Nous ne sommes condamnés ni au mal ni au pire. Nous le notons tous, « il se passe un truc » [2]. Quoi ? Ce n’est pas la levée d’une grande armée de partisans, mais c’est plutôt une multiplication de points ou de foyers de résistances. Ce n’est pas la césure profonde qui entaille l’ordre du monde, mais c’est comme une fêlure parfois inassignable qui produit un clivage qui ne pourra probablement pas être réparé. Nous sommes à ce moment où rien n’est encore cassé, mais où plus personne n’adhère et où le cynisme qui a si longtemps servi de nouvel esprit au capitalisme ne parvient plus à colmater les brèches qui se dessinent. Ça craque, ça se déchire, ça se défait. Partout et de manière bien souvent inattendue.

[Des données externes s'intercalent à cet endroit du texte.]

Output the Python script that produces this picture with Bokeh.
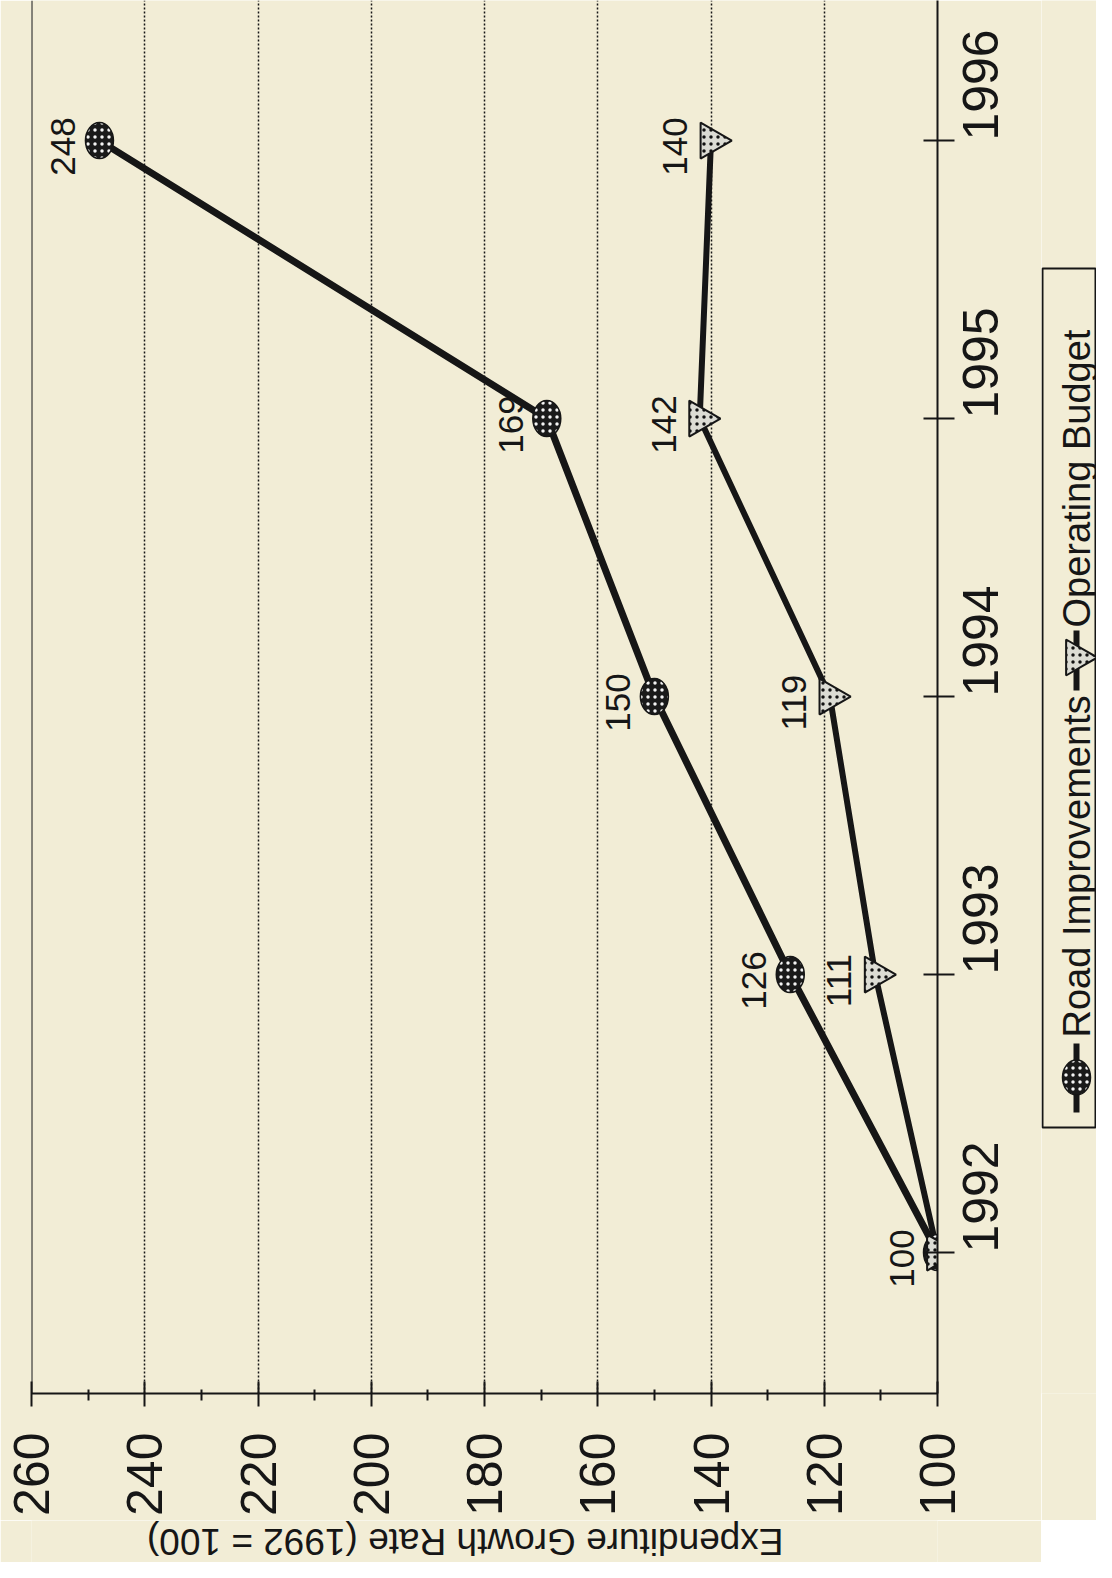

La bascule n’est pas encore faite, nous sommes sur ce point de décision qui est celui que connaît tout véritable engagement, mais qui a déjà évincé les ridicules alternatives de la rhétorique présidentielle.

Pascal Levoyer

 

[1] Le verbatim se trouve ici : https://www.rtl.fr/actu/politique/macron-essayez-la-dictature-et-vous-verrez-7799955303

[2] Il ne s’agit que d’une inscription, mais qu’Eric Beynel a justement relevée dans sa belle intervention samedi à la bourse du travail de Paris.

 

 

2 réponses

  1. Anouk dit :

    Excellent texte qui a le mérite de hisser la pensée à un niveau que nous serions pourtant en droit d’attendre d’un chef d’Etat.

  2. Bichi dit :

    En souvenir de la période de Weimar, écrivez-vous, « on devrait traiter avec un peu moins de légèreté et de complaisance (…) la question des rapports entre légalité et légitimité dans une République ». Pourquoi toujours chercher la paille dans l’oeil du voisin et ignorer la poutre qui habite le nôtre ? La question du rapport entre légalité et légitimité est au coeur de notre histoire avec le vote des pleins pouvoirs à pétain le 10 juillet 1940 par 586 députés et sénateurs contre 80. Il serait bon de rappeler à macron et à d’autres, que pour être légal le gouvernement de pétain n’était pas légitime et que l’histoire a donné raison aux 80 qui ne se sont pas couchés devant les consignes revanchardes de Laval, le vaincu de 1936 qui trouvait là l’occasion d’une vengeance de classe. L’évocation de cet ignoble gouvernement de l’état français qui devançait sans vergogne les désirs des nazis occupants la France n’est pas sans faire échos à ce gouvernement et à ses guignols de députés qui devancent avec un crétinisme sans nom ce qu’ils croient être les demandes du medef : instauration de la retraite à points là ou le medef n’espérait pas une réforme systémique, refus d’allonger les jours de congés pour le décès d’un enfant, refus de voter des mesures en faveur des personnes handicapées, pour ne citer rapidement que des faits récents.